The Nurse and the Patient
So, let's assume you're a nurse who looks your patients in the eye, holds their hand when appropriate, listens deeply, and creates very real and human connections in your therapeutic relationships. You value your patients, honor their process, acknowledge their pain, and feel deeply for them. You are a sensitive, compassionate, kind and thoughtful clinician. You may have your moments of stress, anguish, anger, disappointment and impatience while at work, but your main mission in your work is to be of heart-centered service.
Look In The Mirror, Nurse
So, my compassionate compatriot, what do you do when you look in the mirror? What self-recrimination and blame do you project on that face staring back at you? How do you hurt that being whom you inhabit in this lifetime?
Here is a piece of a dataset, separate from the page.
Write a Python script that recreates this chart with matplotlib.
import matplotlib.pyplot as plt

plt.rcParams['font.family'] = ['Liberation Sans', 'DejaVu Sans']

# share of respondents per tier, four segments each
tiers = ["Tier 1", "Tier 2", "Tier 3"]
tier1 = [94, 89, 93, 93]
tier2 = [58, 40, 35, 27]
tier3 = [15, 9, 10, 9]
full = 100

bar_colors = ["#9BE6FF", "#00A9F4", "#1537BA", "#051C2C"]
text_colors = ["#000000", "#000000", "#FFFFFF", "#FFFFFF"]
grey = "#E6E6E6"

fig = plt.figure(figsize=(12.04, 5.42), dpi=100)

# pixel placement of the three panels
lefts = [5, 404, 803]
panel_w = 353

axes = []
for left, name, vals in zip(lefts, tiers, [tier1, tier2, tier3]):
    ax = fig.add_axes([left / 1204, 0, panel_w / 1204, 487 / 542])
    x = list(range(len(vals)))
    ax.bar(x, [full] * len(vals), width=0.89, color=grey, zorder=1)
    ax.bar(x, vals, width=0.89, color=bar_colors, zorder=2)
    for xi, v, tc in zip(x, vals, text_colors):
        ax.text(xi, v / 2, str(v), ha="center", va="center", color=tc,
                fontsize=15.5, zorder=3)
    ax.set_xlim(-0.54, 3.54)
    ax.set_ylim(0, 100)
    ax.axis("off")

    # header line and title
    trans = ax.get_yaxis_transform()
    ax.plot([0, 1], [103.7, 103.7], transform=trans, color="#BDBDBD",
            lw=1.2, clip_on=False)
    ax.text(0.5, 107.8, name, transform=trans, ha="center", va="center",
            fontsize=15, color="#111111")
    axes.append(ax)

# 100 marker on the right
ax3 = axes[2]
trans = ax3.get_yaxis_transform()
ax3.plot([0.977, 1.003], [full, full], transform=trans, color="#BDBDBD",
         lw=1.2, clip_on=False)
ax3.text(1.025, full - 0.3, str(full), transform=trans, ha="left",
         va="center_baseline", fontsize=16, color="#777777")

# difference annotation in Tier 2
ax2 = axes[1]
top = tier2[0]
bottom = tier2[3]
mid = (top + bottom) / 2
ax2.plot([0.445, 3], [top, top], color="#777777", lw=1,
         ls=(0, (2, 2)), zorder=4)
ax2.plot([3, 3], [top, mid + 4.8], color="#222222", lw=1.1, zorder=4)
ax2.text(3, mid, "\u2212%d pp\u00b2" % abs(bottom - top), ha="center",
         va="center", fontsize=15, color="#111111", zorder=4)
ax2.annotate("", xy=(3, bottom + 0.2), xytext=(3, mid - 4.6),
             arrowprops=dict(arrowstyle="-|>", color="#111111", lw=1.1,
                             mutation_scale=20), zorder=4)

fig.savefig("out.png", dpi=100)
Conversely, what kind of love and compassion do you extend to that most human and fallible nurse in the looking glass? How do you comfort, feed, water and otherwise tend to that human garden of which you are equally the plant, the soil, the water and the sun?
When you regard your visage in that mirror, how much compassion and empathy is expressed, silently or otherwise? How kind are you towards that nurse and human being who you are?
Treating the Self as Other
Try this, my courageous nurse warrior. When you are suffering, when you're hurting and in pain, see yourself not as yourself, but as another. Be a nurse to your suffering self. Regard yourself as a patient in need of succor and support and the ultimate level of non-judgmental compassion. Can you do that? How does it feel? Can you conjure as much compassion and empathy for yourself as you can for a patient who is wearing their suffering on their sleeve in your very presence?
This self-love and compassion is a lifelong affair, and it's a constant process of growth and learning.
The Faucet of Compassion
If you're nice to yourself on Tuesday, do you then no longer have to try to be kind to yourself the rest of the week? Would you turn off the faucet of compassion for a patient when they had used up some unknown "quota" of compassion that you had allotted for them? Of course not. And the same applies to your relationship with the self.
The faucet of compassion is never turned off, and there's no reservoir of compassion that will some day be devastated by drought. The reservoir of compassion is fueled by love (for self and others). And if we believe that love and compassion are limited resources that we have to horde and dole out in increments, then we're gravely mistaken. The reservoir of compassion is as infinite as the human spirit, as is your ability to share it with others--and (this is the hard part) with yourself.
Homework for the Nurse
Just for today, treat yourself as you would treat a suffering, hurting patient. Be kind. Be compassionate. Be thoughtful. Be empathic. Be gentle.
And then do it again tomorrow.
This post is dedicated with love and respect to my dear friend, the talented author and fellow nurse warrior, Michael Ortiz Hill.